Se conoce como odio a la antipatía, aversión o sentimiento intenso de repulsa hacia alguna cosa o persona cuyo mal se desea. El que odia es hostil, resentido, rencoroso y concentra un sentimiento de profunda enemistad y rechazo que lo lleva a desear el mal hacia una persona. La intensa sensación de desagrado que es el odio consume a quien la experimenta.

El odio, en esa línea, genera aversión, sentimientos de destrucción, destrucción del equilibrio armónico y puede conducir a la autodestrucción. El odio, dicho en palabras de la sabiduría popular, envenena el alma y arruina mental, emocional y físicamente, en muchos casos, a quien lo experimenta.

Si en la convivencia social odiar no es justificable desde el punto de vista racional porque atenta contra la posibilidad de diálogo y la generación de acuerdos que hacen posible la convivencia civilizada, en política, donde entran en juego consideraciones ideológicas, fanatismos y la cerrazón doctrinaria fundada las más de las veces en obtusas visiones adosadas de ignorancia del militante, la aversión al rival, al adversario –que es visto como enemigo a aniquilar- y el querer derogar todo lo que se le relacione puede llevar a situaciones de violencia, a enfrentamientos o magnicidios. La historia está llena de episodios que lo ilustran desde la más remota antigüedad. 

Toda esta reflexión, no por sabida menos importante, la hago a propósito de lo que todos vimos y atestiguamos en el cúmulo de información generada en los días recientes en que el presidente Andrés Manuel López Obrador estuvo fuera de escena tras una complicación de salud –recaída en el Covid 19 junto con problemas de presión que lo llevaron a un desmayo en un evento en Mérida, el pasado domingo. 
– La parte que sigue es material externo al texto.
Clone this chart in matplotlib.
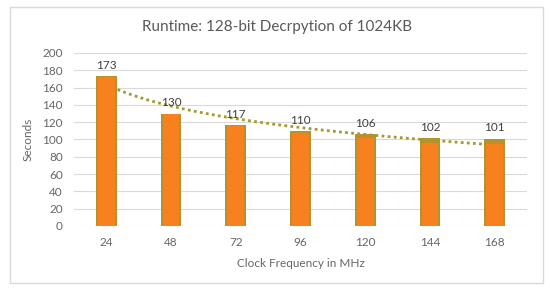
import matplotlib.pyplot as plt
import numpy as np
from matplotlib.patches import Rectangle

# data
freqs = ['24', '48', '72', '96', '120', '144', '168']
runtime = [173, 130, 117, 110, 106, 102, 101]
inner = [172, 129, 116, 107, 102, 96, 95]

plt.rcParams['font.family'] = ['Lato', 'DejaVu Sans']

fig = plt.figure(figsize=(5.5, 2.92), dpi=100)
ax = fig.add_axes([74 / 550, 1 - 226 / 292, 453 / 550, 173 / 292])

x = np.arange(len(freqs))

# trend line (log fit, as Excel does on category index)
b, a = np.polyfit(np.log(x + 1), runtime, 1)
xt = np.linspace(0, len(freqs) - 1, 100)
ax.plot(xt, a + b * np.log(xt + 1), linestyle=(0, (1, 1.2)), color='#a39a2c',
        linewidth=2, zorder=2)

ax.bar(x, runtime, width=0.32, color='#b5922a', zorder=3)
ax.bar(x, inner, width=0.26, color='#f7801f', zorder=4)

for xi, v in zip(x, runtime):
    ax.text(xi, v + 6, str(v), ha='center', va='bottom', fontsize=8.5,
            color='#404040', zorder=5)

ax.set_xlim(-0.5, len(freqs) - 0.5)
ax.set_ylim(0, 200)
ax.set_yticks(range(0, 201, 20))
ax.set_xticks(x)
ax.set_xticklabels(freqs)
ax.grid(axis='y', color='#d9d9d9', linewidth=0.8, zorder=0)
ax.set_axisbelow(True)
for s in ax.spines.values():
    s.set_visible(False)
ax.tick_params(length=0, labelsize=8.5, labelcolor='#666666', pad=8)
ax.tick_params(axis='y', pad=8)

ax.set_xlabel('Clock Frequency in MHz', fontsize=8.5, color='#666666',
              labelpad=7)
ax.set_ylabel('Seconds', fontsize=8.5, color='#666666', labelpad=6)
fig.text(0.504, 1 - 27 / 292, 'Runtime: 128-bit Decrpytion of 1024KB',
         ha='center', va='center', fontsize=11, color='#595959')

fig.patches.append(Rectangle((10 / 550, 1 - 283 / 292), 533 / 550, 276 / 292,
                             transform=fig.transFigure, fill=False,
                             edgecolor='#d9d9d9', linewidth=1))

fig.savefig('out.png', dpi=100)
Circunstancia que, aunada al silencio oficial sobre lo que pasó o los falsos desmentidos que hiciera el vocero presidencial Jesús Ramírez al inicio de la crisis, desató una verdadera ola de especulaciones y dichos sin sustento entre columnistas y periodistas, pero sobre todo en redes sociales -el campo de batalla de los bandos en pugna- sobre el diagnóstico real del quebranto de salud del presidente: que si había sufrido un infarto, un derrame cerebral, que estaba grave en terapia intensiva, entre muchas especulaciones donde destacaban los augurios funestos, las burlas, chistes, memes y una violencia verbal expresada con una virulencia que no habíamos visto en fechas recientes, ni siquiera en las dos ocasiones anteriores en que el mandatario tuvo Covid y debió resguardarse por indicaciones médicas. 

Es claro que en nuestro país hemos llegado a una situación extrema de polarización y confrontaciones inéditas que tiene su clara expresión en los mensajes en las redes y en los chats en teléfonos celulares donde la pobreza del debate público se hace presente y se desnuda la catadura moral de mucha gente. 

Porque festinar la posible muerte del presidente es evidenciar pobreza de miras y para muchos, morenistas o no, es señal clara de la derrota moral de sus adversarios políticos, así como la falta de figuras, proyectos y alternativas para competir políticamente, de las que adolece la oposición política partidista. 

Si su mayor alegría reside en ver el mal o la desgracia ajenos, aliviados estamos. 

Es tal la falta de visión de los “conjurados” que no miden que, si López Obrador muere, la oposición tan desvalida y extraviada como está no tiene nada qué hacer en las próximas contiendas electorales frente a Morena. La gente siempre está con las víctimas. Recuérdese el crimen de Colosio que hizo que el PRI ganara en 1994 y alargara un sexenio más su presencia en la presidencia de México. 

“Los veo muy solos, muy vacíos, con mucho odio”, dijo el presidente López Obrador al referirse a quienes lo daban por muerto y reaparecer en un video donde habló de su estado de salud. Y no le falta razón: a sus adversarios el odio les obnubila y lejos de construir discursos y propuestas de interés general se han dedicado durante 5 años a fomentar una opinión prejuiciosa, estigmatizante y destructiva de su odiado rival político, quien, dicho sea de paso, ha dedicado también su tiempo en el poder presidencial a alimentar esa confrontación con los que socarronamente llama los conservadores, neoliberales o corruptos del pasado. 

Unos quieren que se muera y el otro se mofa de su incompetencia. 

Es el retrato del México de hoy. Un México donde campea la violencia verbal y el odio está instalado en la vida pública.